There are times when my children prove with resounding flourish that there is an art to gentle learning. This was definitely one of those weeks. These kids kept slowing me down! I wanted to press on and they dug in their heels and demanded a slow walk through the unit. They wanted to savor their learning like a delicious meal. It was a good reminder to only give them the very best. Even though I found 12 books on Jamestown at our local library, I only gave the children 4 to look through. Good, true and beautiful is the standard.
After years of careful, parent-led gleaning, they are starting to filter through things a bit for themselves. “This book is….not that great. What are they trying to tell me? It doesn’t seem like its anything good or true or useful,” my eldest mused. He can’t put many words to his assessments yet, but he can decipher richness from twaddle. This is incredibly encouraging to me!
“Jamestown is mighty good fun, Mom! Lets study it again and again!” said the second born.
This was so pleasurable for everyone, it almost felt like a vacation!
In some ways we are on an eternal vacation from school. Those strict regulations are being stripped away as I become more and more unschooled and we are left with the brilliant truth that learning is living and abundant and pleasurable.

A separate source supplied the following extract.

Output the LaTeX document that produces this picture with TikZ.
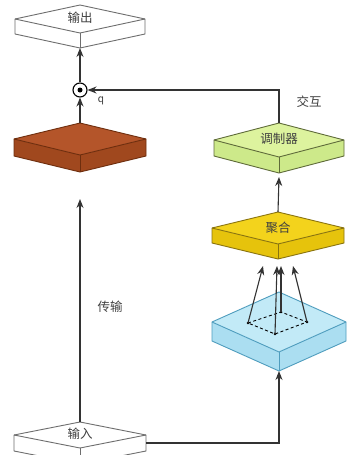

The boys learned so much from their Beautiful Feet Books—Pocahontas and Jamestown, New World Adventure. We are just thrilled with their Early American History Guide thus far. We colored in our next 3D map and built a model of Jamestown (pictured above) which we found in a free sample lesson from Homeschool in the Woods.
“Mom, I loved school this week. It was so nice to not feel stupid.”
“WHAT? You have felt stupid? Why? When? You are not stupid, not in the least!”
“I am such a slow reader and no matter how hard I try to remember what I learned, I just cant. It doesn’t make sense when I look at it and I never know which way things are facing. My heart beats really fast and I feel kind of sick.”
MFW 1st grade phonics was a huge hit with my 6 year old. He’s a duck in water when it comes to reading. Everything clicked. It all made sense. It was all so incredibly effortless. He is reading chapter books on his own now. He is always reaching for something new to read.
My eldest did not do well with MFW 1st phonics. He struggled. It was painful to watch and miserable to teach. We added in Explode the Code halfway through the year and he improved a little bit. But here we are on the threshold of second grade and it feels like he is regressing.
Do I press on? Do I stop all together? Do I hold the six year old back until the seven year old gets a more solid foothold?
I felt overwhelmed by all these questions at first. Then I remembered to be thankful for them. We are so blessed to homeschool. We can stop if we need to. We can slow up or speed down. No matter what, we have the opportunity to do what is best for our children without worrying about someone else’s timetable. What incredible freedom! What a gift to our children!
We are sticking with MFW and Beautiful Feet as planned but with expectations adjusted for each child. I have taken out a few of our tougher language arts books for now. We will resume Writing With Ease once we’ve had time for remedial reading work. We will continue using First Language Lessons along with our Spelling program. We have ordered All About Reading and will commence with this program once it arrives. My eldest will work on this program with me in the afternoons. We are hoping AAR will help him decode words and build his confidence! The second born will use this time to read books and make new vocabulary lists to record in his composition book, which we have titled “Discovery Dictionary.” He jots down all unfamiliar words throughout the course of the week and we look up their meanings on Friday afternoons.
The backyard fort is infested with mosquitos.
Studying Jamestown gave these boys fort fever! So we built forts with pillows and blankets. We built forts with crackers and cheese. We built them with paper and toothpicks and glue.
The boys really melted into their play this week.
I believe with all my heart that there is no better learning than that kind of deep, engaged play. I’m glad we cut back on the unnecessary busyness in our life.
I see our schoolwork transforming into lifestyle.
Books start informing their play. Projects start melding with their dreams and ideas. Chores link up with character studies.
Even if the house is a bit chaotic and I am not using even a tenth of all the great ideas I had scribbled down while planning our Adventures year, learning is seeping into every minute of our day. I see the transformation from those once “busy hectic days” into “full rich days.”
Hard weeks can bring rich blessing into our lives. I am grateful for the revelation my son gave me and for the chance to slow things down and help him. I am thankful for God’s mercy in showing me all the ways these loose threads of many years are coming together to make something lovely.